How the System Works
It is compulsory for a retailer whose primary business is conducted with consumers (e.g. restaurants and convenience stores) to register as a cash receipt issuer unless its annual sales revenue is less than 24 million Korean won (₩24,000,000 approximately USD 20,000). Thus, almost all stores except small-scale businesses have to be registered.
If a consumer purchases goods and services in cash and presents a cash receipt system card or his/her mobile phone number for issuance of a cash receipt, the registered store has to report the cash transaction to a Cash Receipt System Operator, which installs cash receipt devices at registered stores to collect cash transaction data. The operator then sends all the data collected from the stores to the National Tax Service (NTS) at least once daily. Such data are used to track taxable business income by comparing reported business income from registered stores.
The Cash Receipt System could be implemented with the help of advanced information technology infrastructure and a well-equipped credit card system. A new chip, easily installed into the credit card device, was developed to connect registered stores and system operators, and the transmission of cash transaction records is operated through the existing credit card terminal network. The NTS provided the chips free of charge to registered stores and new credit card devices were manufactured with the ability to provide cash receipts.
Incentives for Consumers, Issuers, and Operators
Credit card purchase amounts and cash receipts issued from cash purchases are both considered in the income deduction of earned income taxpayers. There was little difference between cash receipt purchases and credit card purchases in the early stages of the Cash Receipt System in terms of income deduction.

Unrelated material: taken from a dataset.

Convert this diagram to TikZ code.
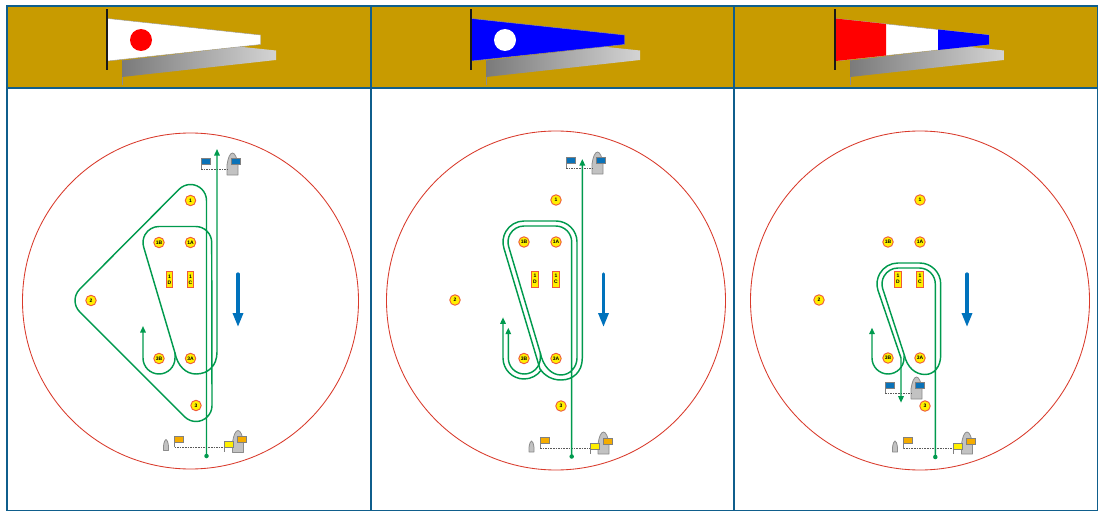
\documentclass[tikz,border=0pt]{standalone}
\usepackage{fontspec}
\setmainfont{Liberation Sans}
\usetikzlibrary{arrows.meta}
\definecolor{framec}{HTML}{0F5E8C}
\definecolor{bandc}{HTML}{C89B00}
\definecolor{coursec}{HTML}{009A4E}
\definecolor{windc}{HTML}{0072BC}
\definecolor{ringc}{HTML}{D93A2B}
\definecolor{buoyc}{HTML}{FFF000}
\definecolor{buoyl}{HTML}{EE5A3A}
\definecolor{flagb}{HTML}{0A72B8}
\definecolor{flago}{HTML}{F5AC00}
\definecolor{flagy}{HTML}{FFF000}
\tikzset{
  course/.style={draw=coursec,line width=1.45pt,line join=round,line cap=round},
  coursearrow/.style={course,-{Triangle[width=5.5pt,length=6.5pt]}},
  coursearrowrev/.style={course,{Triangle[width=5.5pt,length=6.5pt]}-},
  wind/.style={draw=windc,line width=3.2pt,line cap=round,-{Triangle[width=10pt,length=14pt]}},
  buoy/.style={circle,draw=buoyl,fill=buoyc,line width=.9pt,minimum size=10.5pt,inner sep=0pt,font=\fontsize{5}{5}\selectfont\bfseries},
  rectbuoy/.style={rectangle,draw=buoyl,fill=buoyc,line width=.9pt,minimum width=6.5pt,minimum height=16pt,inner sep=0pt,align=center,font=\fontsize{5}{6}\selectfont\bfseries},
  ring/.style={draw=ringc,line width=.85pt},
  panel/.style={draw=framec,line width=2pt},
  boat/.style={fill=black!24,draw=black!45,line width=.8pt,line join=round},
  flagbox/.style={draw=black!50,line width=.8pt},
  staff/.style={draw=black!50,line width=.8pt},
  layline/.style={draw=black!65,line width=.7pt,dash pattern=on 1.6pt off 1pt},
  dotend/.style={circle,fill=coursec,inner sep=0pt,minimum size=4.5pt},
}
\newcommand\bigboat[3]{% x left, y top, (w=11,h=22)
  \path[boat] (#1,#2+22) -- (#1,#2+12) .. controls (#1+1,#2+5) and (#1+3,#2) .. (#1+5.5,#2)
    .. controls (#1+8,#2) and (#1+10,#2+5) .. (#1+11,#2+12) -- (#1+11,#2+22) -- cycle;
}
\newcommand\topgate[3]{% left staff x, line y, colour
  \begin{scope}[shift={(#1,#2)}]
    \bigboat{26}{-16}{}
    \path[staff] (0,0) -- (0,-8);
    \path[layline] (0,0) -- (27,0);
    \path[flagbox,fill=#3] (0,-11) rectangle (9,-5);
    \path[flagbox,fill=#3] (30.5,-11) rectangle (39.5,-5);
  \end{scope}
}
\newcommand\bottomgate[2]{% left staff x, line y
  \begin{scope}[shift={(#1,#2)}]
    \path[boat] (-11,3.5) -- (-11,-1) .. controls (-10.5,-5) and (-9.5,-7.5) .. (-8.5,-7.5)
      .. controls (-7.5,-7.5) and (-6.5,-5) .. (-6,-1) -- (-6,3.5) -- cycle;
    \bigboat{58}{-16.5}{}
    \path[staff] (0,0) -- (0,-9);
    \path[flagbox,fill=flago] (0,-11) rectangle (9,-5);
    \path[layline] (0,0) -- (50,0);
    \path[staff] (50,-5) -- (50,5);
    \path[flagbox,fill=flagy] (50,-5.5) rectangle (59,0.5);
    \path[flagbox,fill=flago] (63,-10.5) rectangle (72,-4.5);
  \end{scope}
}
\newcommand\pennant[1]{% x offset; gives grey shadow and pole
  \begin{scope}[xshift=#1]
    \path[draw=black!45,line width=1pt] (122.5,60) -- (122.5,85);
    \shade[left color=black!52,right color=black!17,draw=none]
      (122,60.5) -- (240,46.7) -- (276,50.5) -- (276,60) -- (122,77) -- cycle;
  \end{scope}
}
\newcommand\pole[1]{\path[draw=black!90,line width=1.4pt] (#1,9.5) -- (#1,70);}
\begin{document}
\begin{tikzpicture}[x=1pt,y=-1pt]
\useasboundingbox (0,0) rectangle (1098,511);
\fill[white] (0,0) rectangle (1098,511);
% header bands
\fill[bandc] (7,6) rectangle (1097,88);
% pennants
\pennant{0pt}\pennant{364pt}\pennant{728pt}
\path[fill=white,draw=black!40,line width=.4pt] (107.5,18.5) -- (260.5,35) -- (260.5,44.5) -- (107.5,61) -- cycle;
\fill[red] (141,40) circle[radius=11];
\pole{107}
\path[fill=blue,draw=black!40,line width=.4pt] (471.5,18.5) -- (624.5,35) -- (624.5,44.5) -- (471.5,61) -- cycle;
\fill[white] (505,40) circle[radius=11];
\pole{471}
\path[fill=white,draw=black!40,line width=.4pt] (835.5,18.5) -- (989,35) -- (989,44.5) -- (835.5,61) -- cycle;
\fill[red] (835.5,18.5) -- (886,24) -- (886,55.5) -- (835.5,61) -- cycle;
\fill[blue] (938,29.5) -- (989,35) -- (989,44.5) -- (938,50) -- cycle;
\pole{835}
% frame
\path[panel] (7,6) rectangle (1097.5,510.5);
\path[panel] (7,88) -- (1097.5,88);
\path[panel] (371,6) -- (371,510.5);
\path[panel] (734,6) -- (734,510.5);
% course circles
\path[ring] (190.5,301) circle[radius=168];
\path[ring] (556,300.5) circle[radius=169.5];
\path[ring] (920,300.5) circle[radius=169.5];
% gates
\topgate{201}{169}{flagb}
\topgate{566}{168}{flagb}
\topgate{885}{393}{flagb}
\bottomgate{174.5}{447}
\bottomgate{540}{448.5}
\bottomgate{903.5}{448.5}
% --- panel 1 course
\path[coursearrow] (206.5,456) -- (206.5,200.5) arc[start angle=0,end angle=-135,radius=16]
  -- (79.7,289.2) arc[start angle=-135,end angle=-225,radius=16]
  -- (184.7,416.8) arc[start angle=-225,end angle=-360,radius=16]
  -- (211.7,242.5) arc[start angle=0,end angle=-90,radius=16]
  -- (159,226.5) arc[start angle=-90,end angle=-197,radius=16]
  -- (175,353) .. controls (177.5,366) and (186,374) .. (196,374)
  .. controls (208,374) and (217,366) .. (217,352) -- (217,149);
\path[coursearrowrev] (143,326) -- (143,358) arc[start angle=180,end angle=0,radius=16] -- (175,353);
\node[dotend] (p1start) at (206.5,456) {};
% --- panel 2 course
\path[coursearrow] (571.7,456) -- (571.7,242) arc[start angle=0,end angle=-90,radius=16]
  -- (524,226) arc[start angle=-90,end angle=-197,radius=16]
  -- (540.3,353) .. controls (543,366) and (551,375) .. (561,375)
  .. controls (570,375) and (577,367) .. (577,358)
  -- (577,242) arc[start angle=0,end angle=-90,radius=21]
  -- (524,221) arc[start angle=-90,end angle=-197,radius=21]
  -- (540,369) .. controls (545,376) and (552,380) .. (561,380)
  .. controls (573,380) and (582.3,372) .. (582.3,358) -- (582.3,159);
\path[coursearrowrev] (503,317.3) -- (503,358) arc[start angle=180,end angle=35,radius=21];
\path[coursearrowrev] (508.3,327.7) -- (508.3,358) arc[start angle=180,end angle=0,radius=16] -- (540.3,353);
\node[dotend] (p2start) at (571.7,456.5) {};
% --- panel 3 course
\path[coursearrow] (935.3,457) -- (935.3,284) arc[start angle=0,end angle=-90,radius=16]
  -- (898,268) arc[start angle=-90,end angle=-197,radius=16]
  -- (904.3,355) .. controls (907,367) and (915,374.5) .. (925,374.5)
  .. controls (934,374.5) and (940.7,367) .. (940.7,355)
  -- (940.7,284) arc[start angle=0,end angle=-90,radius=21]
  -- (898,263) arc[start angle=-90,end angle=-197,radius=21]
  -- (901,358) -- (901,402.7);
\path[coursearrowrev] (872,327.7) -- (872,358) arc[start angle=180,end angle=0,radius=16] -- (904.3,355);
\node[dotend] (p3start) at (935.3,457) {};
% wind arrows
\coordinate (w1a) at (238,274); \coordinate (w1b) at (238,327);
\coordinate (w2a) at (603.5,274); \coordinate (w2b) at (603.5,327);
\coordinate (w3a) at (967,274); \coordinate (w3b) at (967,327);
\path[wind] (w1a) -- (w1b);
\path[wind] (w2a) -- (w2b);
\path[wind] (w3a) -- (w3b);
% --- marks panel 1
\node[buoy] (a1) at (190.5,200.5) {1};
\node[buoy] (a1a) at (190.5,242.5) {1A};
\node[buoy] (a1b) at (159,242.5) {1B};
\node[rectbuoy] (a1d) at (169.5,279.5) {1\\D};
\node[rectbuoy] (a1c) at (190.5,279.5) {1\\C};
\node[buoy] (a2) at (91,300.5) {2};
\node[buoy] (a3b) at (159,358.5) {3B};
\node[buoy] (a3a) at (190.5,358.5) {3A};
\node[buoy] (a3) at (196,405.5) {3};
% --- marks panel 2
\node[buoy] (b1) at (556,200) {1};
\node[buoy] (b1a) at (556,242) {1A};
\node[buoy] (b1b) at (524,242) {1B};
\node[rectbuoy] (b1d) at (535,279) {1\\D};
\node[rectbuoy] (b1c) at (556,279) {1\\C};
\node[buoy] (b2) at (455,300) {2};
\node[buoy] (b3b) at (524,358.5) {3B};
\node[buoy] (b3a) at (556,358.5) {3A};
\node[buoy] (b3) at (561,406) {3};
% --- marks panel 3
\node[buoy] (c1) at (920,200) {1};
\node[buoy] (c1a) at (920,242) {1A};
\node[buoy] (c1b) at (888,242) {1B};
\node[rectbuoy] (c1d) at (898,279) {1\\D};
\node[rectbuoy] (c1c) at (920,279) {1\\C};
\node[buoy] (c2) at (819,300) {2};
\node[buoy] (c3b) at (888,358) {3B};
\node[buoy] (c3a) at (920,358) {3A};
\node[buoy] (c3) at (925,406) {3};
\end{tikzpicture}
\end{document}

However, the deduction rate of cash receipts (30%) has been two times that of credit cards (15%) since 2012. The purpose of this differentiation was to mitigate household bad debt problems resulting from overuse of credit cards.
Cash receipt registered stores are eligible for Value Added Tax (VAT) credit of 1% of the total amount for which cash receipts are issued within a maximum amount of 5 million Korean won (₩5,000,000 approximately USD 4,167) for a year. Furthermore, 20 Korean won (₩20 approximately USD 0.02) is deducted from business income per cash receipt issuance if the purchase amount is less than 5,000 Korean won (₩5,000 approximately USD 4.17).
Cash Receipt System Operators receive VAT tax credit of 17,500 Korean won (₩17,500 approximately USD 14.58) per cash receipt terminal installed. Moreover, additional VAT credit of 18.7 Korean won (₩18.7 approximately USD 0.0156) is granted per issue of paper receipt and 13.2 Korean won (₩13.2 approximately USD 0.011) per online issue to cover transmission cost to the NTS.
If a registered store declines to issue a cash receipt, 50% of the unissued amount is imposed as a penalty. At the same time, an individual who reports a registered store’s violation of cash receipt issuance will receive 20% of the unissued amount as a bounty. This bounty system works to ensure stores issue cash receipts without trying to offer discounts to customers in return for no cash receipts.